* DIRECTIVE
Only the lines from the line with "What seaborn and" through the line with "plt.rcParams['axes.edgecolor'] = 'black'" should be copied, exactly as they appear, with both ends kept.

* ENTRIES PROVIDED
-*-

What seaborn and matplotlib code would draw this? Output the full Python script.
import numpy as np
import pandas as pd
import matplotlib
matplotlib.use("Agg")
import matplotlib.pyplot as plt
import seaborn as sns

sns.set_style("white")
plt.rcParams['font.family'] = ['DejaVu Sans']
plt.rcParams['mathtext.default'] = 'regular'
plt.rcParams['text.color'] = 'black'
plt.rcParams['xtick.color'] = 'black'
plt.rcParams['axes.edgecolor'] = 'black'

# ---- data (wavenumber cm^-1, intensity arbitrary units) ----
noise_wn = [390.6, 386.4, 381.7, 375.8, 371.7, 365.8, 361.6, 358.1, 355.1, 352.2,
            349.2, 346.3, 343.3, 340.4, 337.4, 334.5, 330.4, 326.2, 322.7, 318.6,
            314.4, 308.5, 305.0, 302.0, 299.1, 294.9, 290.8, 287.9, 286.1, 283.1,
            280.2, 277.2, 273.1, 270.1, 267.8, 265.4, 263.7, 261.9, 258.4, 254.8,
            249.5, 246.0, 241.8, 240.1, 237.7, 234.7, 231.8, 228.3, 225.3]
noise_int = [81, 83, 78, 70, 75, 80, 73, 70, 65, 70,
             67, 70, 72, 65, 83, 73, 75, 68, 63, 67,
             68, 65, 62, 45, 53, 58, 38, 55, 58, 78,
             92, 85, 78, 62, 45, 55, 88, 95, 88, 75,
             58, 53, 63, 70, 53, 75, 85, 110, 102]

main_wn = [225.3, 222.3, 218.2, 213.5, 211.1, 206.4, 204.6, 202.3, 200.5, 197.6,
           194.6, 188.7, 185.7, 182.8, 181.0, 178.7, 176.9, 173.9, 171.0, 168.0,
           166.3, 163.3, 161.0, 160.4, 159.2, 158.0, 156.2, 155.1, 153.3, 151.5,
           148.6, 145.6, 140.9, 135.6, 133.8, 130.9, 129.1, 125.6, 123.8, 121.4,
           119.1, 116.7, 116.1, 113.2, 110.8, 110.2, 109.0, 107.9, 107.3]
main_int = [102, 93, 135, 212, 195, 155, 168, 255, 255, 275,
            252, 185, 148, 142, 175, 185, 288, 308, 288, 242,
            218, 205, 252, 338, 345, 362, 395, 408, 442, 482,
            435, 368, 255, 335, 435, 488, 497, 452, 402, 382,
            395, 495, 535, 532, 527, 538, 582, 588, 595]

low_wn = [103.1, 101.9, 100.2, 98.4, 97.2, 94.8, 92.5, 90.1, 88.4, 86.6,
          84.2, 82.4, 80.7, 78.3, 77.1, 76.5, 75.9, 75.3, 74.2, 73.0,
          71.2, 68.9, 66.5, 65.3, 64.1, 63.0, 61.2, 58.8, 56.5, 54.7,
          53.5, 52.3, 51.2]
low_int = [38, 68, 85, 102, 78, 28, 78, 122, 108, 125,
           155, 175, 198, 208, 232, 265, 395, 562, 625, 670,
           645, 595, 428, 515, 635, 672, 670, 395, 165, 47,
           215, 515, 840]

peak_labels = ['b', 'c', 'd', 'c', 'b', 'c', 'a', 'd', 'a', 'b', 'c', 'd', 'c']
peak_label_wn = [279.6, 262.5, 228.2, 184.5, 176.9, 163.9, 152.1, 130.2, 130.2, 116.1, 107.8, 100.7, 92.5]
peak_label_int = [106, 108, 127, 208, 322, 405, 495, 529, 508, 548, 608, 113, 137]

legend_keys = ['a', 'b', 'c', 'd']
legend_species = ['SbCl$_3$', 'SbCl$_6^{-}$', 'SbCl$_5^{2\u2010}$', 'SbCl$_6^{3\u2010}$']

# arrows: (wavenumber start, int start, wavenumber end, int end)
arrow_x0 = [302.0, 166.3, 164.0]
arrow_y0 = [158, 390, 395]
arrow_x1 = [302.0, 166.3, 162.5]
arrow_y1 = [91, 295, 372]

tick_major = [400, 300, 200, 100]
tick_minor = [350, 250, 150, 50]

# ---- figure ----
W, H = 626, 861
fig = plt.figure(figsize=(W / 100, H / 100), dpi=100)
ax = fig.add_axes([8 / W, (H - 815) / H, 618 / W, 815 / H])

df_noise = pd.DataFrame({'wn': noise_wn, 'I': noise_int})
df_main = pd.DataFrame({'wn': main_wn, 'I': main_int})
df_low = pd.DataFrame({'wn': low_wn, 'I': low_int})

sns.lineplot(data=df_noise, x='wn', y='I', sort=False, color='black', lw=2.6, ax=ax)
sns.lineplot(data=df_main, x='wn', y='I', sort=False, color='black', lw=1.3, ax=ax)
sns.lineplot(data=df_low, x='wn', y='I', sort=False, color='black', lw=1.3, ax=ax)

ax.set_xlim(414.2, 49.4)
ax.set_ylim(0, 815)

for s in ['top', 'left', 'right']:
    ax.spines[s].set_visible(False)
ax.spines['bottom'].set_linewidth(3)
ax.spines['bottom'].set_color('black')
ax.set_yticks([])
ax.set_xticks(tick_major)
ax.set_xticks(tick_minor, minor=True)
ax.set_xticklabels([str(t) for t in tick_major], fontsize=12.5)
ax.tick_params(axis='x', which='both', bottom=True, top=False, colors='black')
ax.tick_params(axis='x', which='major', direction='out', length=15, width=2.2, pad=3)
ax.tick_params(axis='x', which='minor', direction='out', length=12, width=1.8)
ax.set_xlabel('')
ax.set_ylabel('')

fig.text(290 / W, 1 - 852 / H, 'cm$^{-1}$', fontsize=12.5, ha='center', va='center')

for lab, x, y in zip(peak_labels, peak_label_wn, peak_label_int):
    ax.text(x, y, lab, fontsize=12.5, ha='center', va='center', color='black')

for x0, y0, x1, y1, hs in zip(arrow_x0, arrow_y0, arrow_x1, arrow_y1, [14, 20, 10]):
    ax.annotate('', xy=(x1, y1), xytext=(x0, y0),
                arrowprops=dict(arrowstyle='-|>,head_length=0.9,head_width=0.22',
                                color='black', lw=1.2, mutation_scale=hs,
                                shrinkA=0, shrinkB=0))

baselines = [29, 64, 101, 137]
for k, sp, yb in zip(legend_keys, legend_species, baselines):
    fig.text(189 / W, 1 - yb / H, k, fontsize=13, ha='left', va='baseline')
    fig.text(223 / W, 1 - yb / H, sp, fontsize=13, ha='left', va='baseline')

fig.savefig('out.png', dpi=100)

-*-

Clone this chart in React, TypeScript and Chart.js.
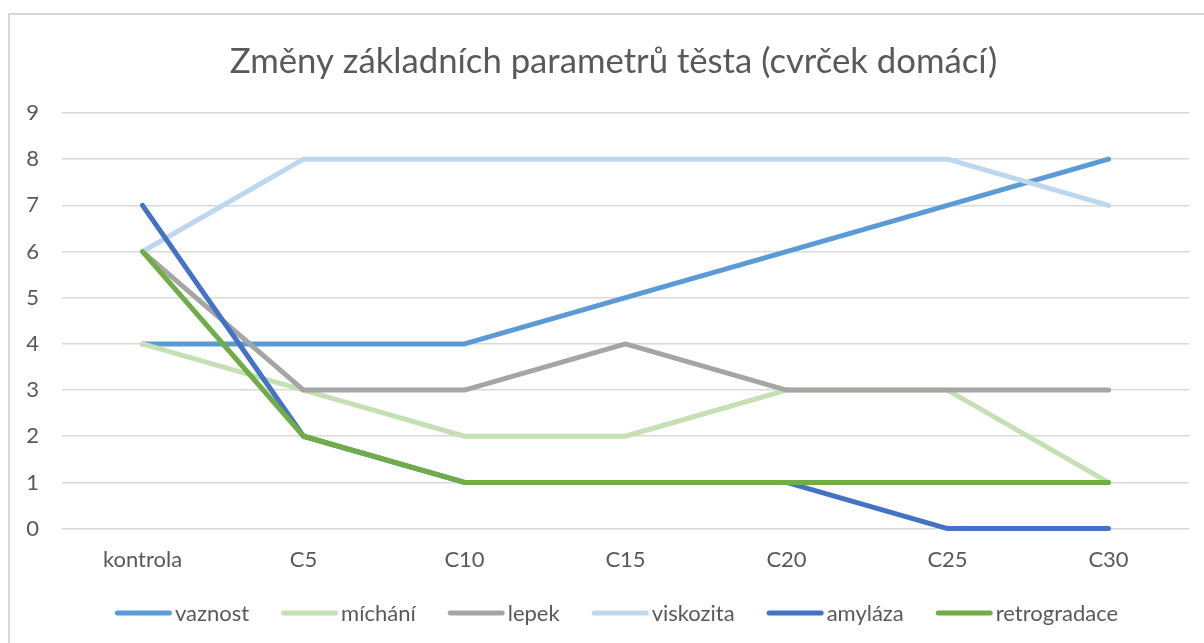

-*-

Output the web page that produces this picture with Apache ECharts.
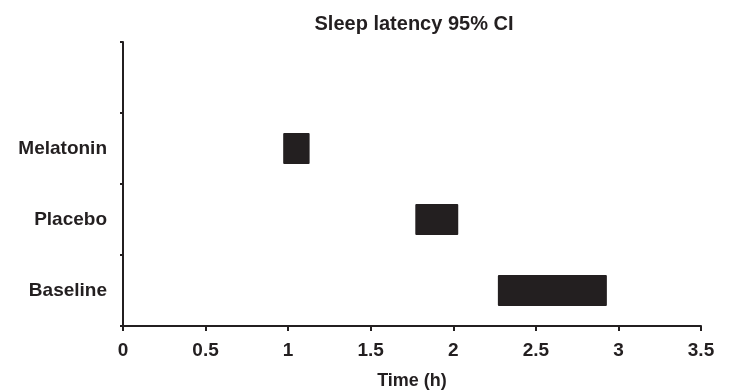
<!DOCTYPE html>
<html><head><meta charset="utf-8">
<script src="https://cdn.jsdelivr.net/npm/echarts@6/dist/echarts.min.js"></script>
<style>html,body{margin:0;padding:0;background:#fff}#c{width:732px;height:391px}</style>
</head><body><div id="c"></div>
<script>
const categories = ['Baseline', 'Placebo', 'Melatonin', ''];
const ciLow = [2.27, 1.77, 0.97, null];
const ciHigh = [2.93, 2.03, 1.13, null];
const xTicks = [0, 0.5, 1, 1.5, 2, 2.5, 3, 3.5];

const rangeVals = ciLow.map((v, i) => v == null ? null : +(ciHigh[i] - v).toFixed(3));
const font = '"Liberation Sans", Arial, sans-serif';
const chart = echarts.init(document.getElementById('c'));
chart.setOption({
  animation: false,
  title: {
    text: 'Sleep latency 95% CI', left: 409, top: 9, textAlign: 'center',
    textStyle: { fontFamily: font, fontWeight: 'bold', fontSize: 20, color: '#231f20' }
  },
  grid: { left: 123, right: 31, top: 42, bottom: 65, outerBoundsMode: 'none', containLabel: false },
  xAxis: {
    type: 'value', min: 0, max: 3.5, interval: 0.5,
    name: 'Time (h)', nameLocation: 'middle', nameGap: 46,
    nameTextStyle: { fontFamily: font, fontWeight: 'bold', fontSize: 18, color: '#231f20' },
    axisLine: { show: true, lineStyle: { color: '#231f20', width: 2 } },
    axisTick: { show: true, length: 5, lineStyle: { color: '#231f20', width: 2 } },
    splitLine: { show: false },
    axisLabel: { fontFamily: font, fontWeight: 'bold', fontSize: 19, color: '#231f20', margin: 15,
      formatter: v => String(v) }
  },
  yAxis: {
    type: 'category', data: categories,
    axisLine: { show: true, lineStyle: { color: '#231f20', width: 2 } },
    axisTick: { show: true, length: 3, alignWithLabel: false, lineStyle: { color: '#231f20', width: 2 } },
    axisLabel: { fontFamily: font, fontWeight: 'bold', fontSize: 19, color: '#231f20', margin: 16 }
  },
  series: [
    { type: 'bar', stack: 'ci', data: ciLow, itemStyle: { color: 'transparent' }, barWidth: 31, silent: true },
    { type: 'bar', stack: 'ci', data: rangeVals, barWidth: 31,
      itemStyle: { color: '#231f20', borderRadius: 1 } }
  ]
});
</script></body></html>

-*-

* COMPLETED EXERCISE
What seaborn and matplotlib code would draw this? Output the full Python script.
import numpy as np
import pandas as pd
import matplotlib
matplotlib.use("Agg")
import matplotlib.pyplot as plt
import seaborn as sns

sns.set_style("white")
plt.rcParams['font.family'] = ['DejaVu Sans']
plt.rcParams['mathtext.default'] = 'regular'
plt.rcParams['text.color'] = 'black'
plt.rcParams['xtick.color'] = 'black'
plt.rcParams['axes.edgecolor'] = 'black'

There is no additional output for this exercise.